[START OF RECORDED DATA]
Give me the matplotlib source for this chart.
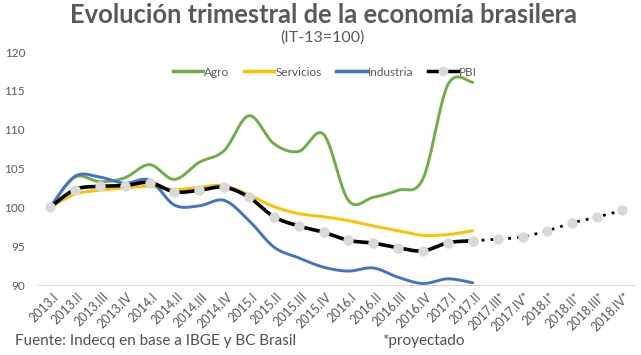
import numpy as np
import matplotlib.pyplot as plt
from matplotlib.lines import Line2D
import matplotlib.transforms as mtrans

plt.rcParams['font.family'] = ['Lato', 'DejaVu Sans']

# quarters
quarters = ['2013.I', '2013.II', '2013.III', '2013.IV', '2014.I', '2014.II', '2014.III', '2014.IV',
            '2015.I', '2015.II', '2015.III', '2015.IV', '2016.I', '2016.II', '2016.III', '2016.IV',
            '2017.I', '2017.II', '2017.III*', '2017.IV*', '2018.I*', '2018.II*', '2018.III*', '2018.IV*']

agro = [100.0, 103.9, 103.3, 103.8, 105.5, 103.6, 105.8, 107.3, 111.8, 108.2, 107.2, 109.4,
        100.9, 101.3, 102.2, 103.7, 115.8, 116.1]
servicios = [100.0, 101.7, 102.2, 102.5, 102.7, 102.3, 102.6, 102.8, 101.6, 100.1, 99.2, 98.8,
             98.3, 97.6, 97.0, 96.4, 96.5, 97.0]
industria = [100.0, 104.0, 103.9, 103.1, 103.5, 100.3, 100.2, 100.9, 98.3, 94.9, 93.5, 92.3,
             91.8, 92.2, 91.0, 90.2, 90.8, 90.3]
pbi = [100.0, 102.3, 102.7, 102.8, 103.2, 102.0, 102.2, 102.6, 101.3, 98.8, 97.6, 96.8,
       95.75, 95.4, 94.8, 94.4, 95.45, 95.7]
pbi_proj = [95.7, 95.9, 96.2, 97.0, 98.0, 98.75, 99.6]

txt = '#595959'


def smooth(x, y, n=24):
    # excel-like smoothed line (catmull-rom bezier)
    x = np.asarray(x, float)
    y = np.asarray(y, float)
    pts = np.column_stack([x, y])
    out = []
    for i in range(len(pts) - 1):
        p0 = pts[i - 1] if i > 0 else pts[i]
        p1, p2 = pts[i], pts[i + 1]
        p3 = pts[i + 2] if i + 2 < len(pts) else pts[i + 1]
        c1 = p1 + (p2 - p0) / 6
        c2 = p2 - (p3 - p1) / 6
        t = np.linspace(0, 1, n)[:, None]
        seg = (1 - t) ** 3 * p1 + 3 * (1 - t) ** 2 * t * c1 + 3 * (1 - t) * t ** 2 * c2 + t ** 3 * p2
        out.append(seg if i == 0 else seg[1:])
    out = np.vstack(out)
    return out[:, 0], out[:, 1]


fig = plt.figure(figsize=(6.41, 3.55), dpi=100)
ax = fig.add_axes([0.0587, 0.197, 0.931, 0.6565])

x_real = np.arange(len(agro))
x_proj = np.arange(len(pbi) - 1, len(quarters))

ax.plot(*smooth(x_real, agro), color='#70AD47', lw=2.1, solid_capstyle='round')
ax.plot(*smooth(x_real, servicios), color='#FFC000', lw=2.1, solid_capstyle='round')
ax.plot(*smooth(x_real, industria), color='#4472C4', lw=2.1, solid_capstyle='round')
ax.plot(*smooth(x_real, pbi), color='black', lw=2.6, solid_capstyle='round')
ax.plot(*smooth(x_proj, pbi_proj), color='black', lw=2.0, ls=(0, (1, 2.2)))
ax.plot(x_real, pbi, ls='none', marker='o', ms=6.5, mfc='#D9D9D9', mec='#D9D9D9', zorder=5)
ax.plot(x_proj, pbi_proj, ls='none', marker='o', ms=6.5, mfc='#D9D9D9', mec='#D9D9D9', zorder=5)

ax.set_xlim(-0.5, len(quarters) - 0.5)
ax.set_ylim(90, 120)
ax.set_yticks(range(90, 121, 5))
ax.set_xticks(range(len(quarters)))
ax.set_xticklabels(quarters, rotation=45, ha='right', va='top', rotation_mode='anchor')
ax.tick_params(axis='both', length=0, colors=txt, labelsize=8.5)
ax.tick_params(axis='x', labelsize=9, pad=4)
ax.tick_params(axis='y', pad=9)
shift = mtrans.ScaledTranslation(2 / 100, 0, fig.dpi_scale_trans)
for lab in ax.get_xticklabels():
    lab.set_transform(lab.get_transform() + shift)
for s in ['top', 'right', 'left']:
    ax.spines[s].set_visible(False)
ax.spines['bottom'].set_color('#D9D9D9')
ax.patch.set_alpha(0)

handles = [Line2D([], [], color='#70AD47', lw=2.5),
           Line2D([], [], color='#FFC000', lw=2.5),
           Line2D([], [], color='#4472C4', lw=2.5),
           Line2D([], [], color='black', lw=2.5, marker='o', ms=6, mfc='#D9D9D9', mec='#D9D9D9')]
fig.legend(handles, ['Agro', 'Servicios', 'Industria', 'PBI'], loc='center',
           bbox_to_anchor=(325 / 641, 1 - 72 / 355), ncol=4, frameon=False,
           fontsize=8.5, labelcolor=txt, handlelength=2.55, handletextpad=0.1,
           columnspacing=1.25)

fig.text(323 / 641, 1 - 15 / 355, 'Evolución trimestral de la economía brasilera',
         ha='center', va='center', fontsize=18.4, fontweight='bold', color=txt)
fig.text(322 / 641, 1 - 38 / 355, '(IT-13=100)', ha='center', va='center',
         fontsize=11.5, color=txt)
fig.text(15 / 641, 1 - 341 / 355, 'Fuente: Indecq en base a IBGE y BC Brasil',
         ha='left', va='center', fontsize=11, color='#505050')
fig.text(382 / 641, 1 - 341 / 355, '*proyectado',
         ha='left', va='center', fontsize=11, color='#505050')

fig.savefig('out.png', dpi=100)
[END OF RECORDED DATA]
TASK TO COMPLETE -> All of the data needs repeating exactly, but the pictures do not.

RESPONSE TO THIS EXERCISE ->
Give me the matplotlib source for this chart.
import numpy as np
import matplotlib.pyplot as plt
from matplotlib.lines import Line2D
import matplotlib.transforms as mtrans

plt.rcParams['font.family'] = ['Lato', 'DejaVu Sans']

# quarters
quarters = ['2013.I', '2013.II', '2013.III', '2013.IV', '2014.I', '2014.II', '2014.III', '2014.IV',
            '2015.I', '2015.II', '2015.III', '2015.IV', '2016.I', '2016.II', '2016.III', '2016.IV',
            '2017.I', '2017.II', '2017.III*', '2017.IV*', '2018.I*', '2018.II*', '2018.III*', '2018.IV*']

agro = [100.0, 103.9, 103.3, 103.8, 105.5, 103.6, 105.8, 107.3, 111.8, 108.2, 107.2, 109.4,
        100.9, 101.3, 102.2, 103.7, 115.8, 116.1]
servicios = [100.0, 101.7, 102.2, 102.5, 102.7, 102.3, 102.6, 102.8, 101.6, 100.1, 99.2, 98.8,
             98.3, 97.6, 97.0, 96.4, 96.5, 97.0]
industria = [100.0, 104.0, 103.9, 103.1, 103.5, 100.3, 100.2, 100.9, 98.3, 94.9, 93.5, 92.3,
             91.8, 92.2, 91.0, 90.2, 90.8, 90.3]
pbi = [100.0, 102.3, 102.7, 102.8, 103.2, 102.0, 102.2, 102.6, 101.3, 98.8, 97.6, 96.8,
       95.75, 95.4, 94.8, 94.4, 95.45, 95.7]
pbi_proj = [95.7, 95.9, 96.2, 97.0, 98.0, 98.75, 99.6]

txt = '#595959'


def smooth(x, y, n=24):
    # excel-like smoothed line (catmull-rom bezier)
    x = np.asarray(x, float)
    y = np.asarray(y, float)
    pts = np.column_stack([x, y])
    out = []
    for i in range(len(pts) - 1):
        p0 = pts[i - 1] if i > 0 else pts[i]
        p1, p2 = pts[i], pts[i + 1]
        p3 = pts[i + 2] if i + 2 < len(pts) else pts[i + 1]
        c1 = p1 + (p2 - p0) / 6
        c2 = p2 - (p3 - p1) / 6
        t = np.linspace(0, 1, n)[:, None]
        seg = (1 - t) ** 3 * p1 + 3 * (1 - t) ** 2 * t * c1 + 3 * (1 - t) * t ** 2 * c2 + t ** 3 * p2
        out.append(seg if i == 0 else seg[1:])
    out = np.vstack(out)
    return out[:, 0], out[:, 1]


fig = plt.figure(figsize=(6.41, 3.55), dpi=100)
ax = fig.add_axes([0.0587, 0.197, 0.931, 0.6565])

x_real = np.arange(len(agro))
x_proj = np.arange(len(pbi) - 1, len(quarters))

ax.plot(*smooth(x_real, agro), color='#70AD47', lw=2.1, solid_capstyle='round')
ax.plot(*smooth(x_real, servicios), color='#FFC000', lw=2.1, solid_capstyle='round')
ax.plot(*smooth(x_real, industria), color='#4472C4', lw=2.1, solid_capstyle='round')
ax.plot(*smooth(x_real, pbi), color='black', lw=2.6, solid_capstyle='round')
ax.plot(*smooth(x_proj, pbi_proj), color='black', lw=2.0, ls=(0, (1, 2.2)))
ax.plot(x_real, pbi, ls='none', marker='o', ms=6.5, mfc='#D9D9D9', mec='#D9D9D9', zorder=5)
ax.plot(x_proj, pbi_proj, ls='none', marker='o', ms=6.5, mfc='#D9D9D9', mec='#D9D9D9', zorder=5)

ax.set_xlim(-0.5, len(quarters) - 0.5)
ax.set_ylim(90, 120)
ax.set_yticks(range(90, 121, 5))
ax.set_xticks(range(len(quarters)))
ax.set_xticklabels(quarters, rotation=45, ha='right', va='top', rotation_mode='anchor')
ax.tick_params(axis='both', length=0, colors=txt, labelsize=8.5)
ax.tick_params(axis='x', labelsize=9, pad=4)
ax.tick_params(axis='y', pad=9)
shift = mtrans.ScaledTranslation(2 / 100, 0, fig.dpi_scale_trans)
for lab in ax.get_xticklabels():
    lab.set_transform(lab.get_transform() + shift)
for s in ['top', 'right', 'left']:
    ax.spines[s].set_visible(False)
ax.spines['bottom'].set_color('#D9D9D9')
ax.patch.set_alpha(0)

handles = [Line2D([], [], color='#70AD47', lw=2.5),
           Line2D([], [], color='#FFC000', lw=2.5),
           Line2D([], [], color='#4472C4', lw=2.5),
           Line2D([], [], color='black', lw=2.5, marker='o', ms=6, mfc='#D9D9D9', mec='#D9D9D9')]
fig.legend(handles, ['Agro', 'Servicios', 'Industria', 'PBI'], loc='center',
           bbox_to_anchor=(325 / 641, 1 - 72 / 355), ncol=4, frameon=False,
           fontsize=8.5, labelcolor=txt, handlelength=2.55, handletextpad=0.1,
           columnspacing=1.25)

fig.text(323 / 641, 1 - 15 / 355, 'Evolución trimestral de la economía brasilera',
         ha='center', va='center', fontsize=18.4, fontweight='bold', color=txt)
fig.text(322 / 641, 1 - 38 / 355, '(IT-13=100)', ha='center', va='center',
         fontsize=11.5, color=txt)
fig.text(15 / 641, 1 - 341 / 355, 'Fuente: Indecq en base a IBGE y BC Brasil',
         ha='left', va='center', fontsize=11, color='#505050')
fig.text(382 / 641, 1 - 341 / 355, '*proyectado',
         ha='left', va='center', fontsize=11, color='#505050')

fig.savefig('out.png', dpi=100)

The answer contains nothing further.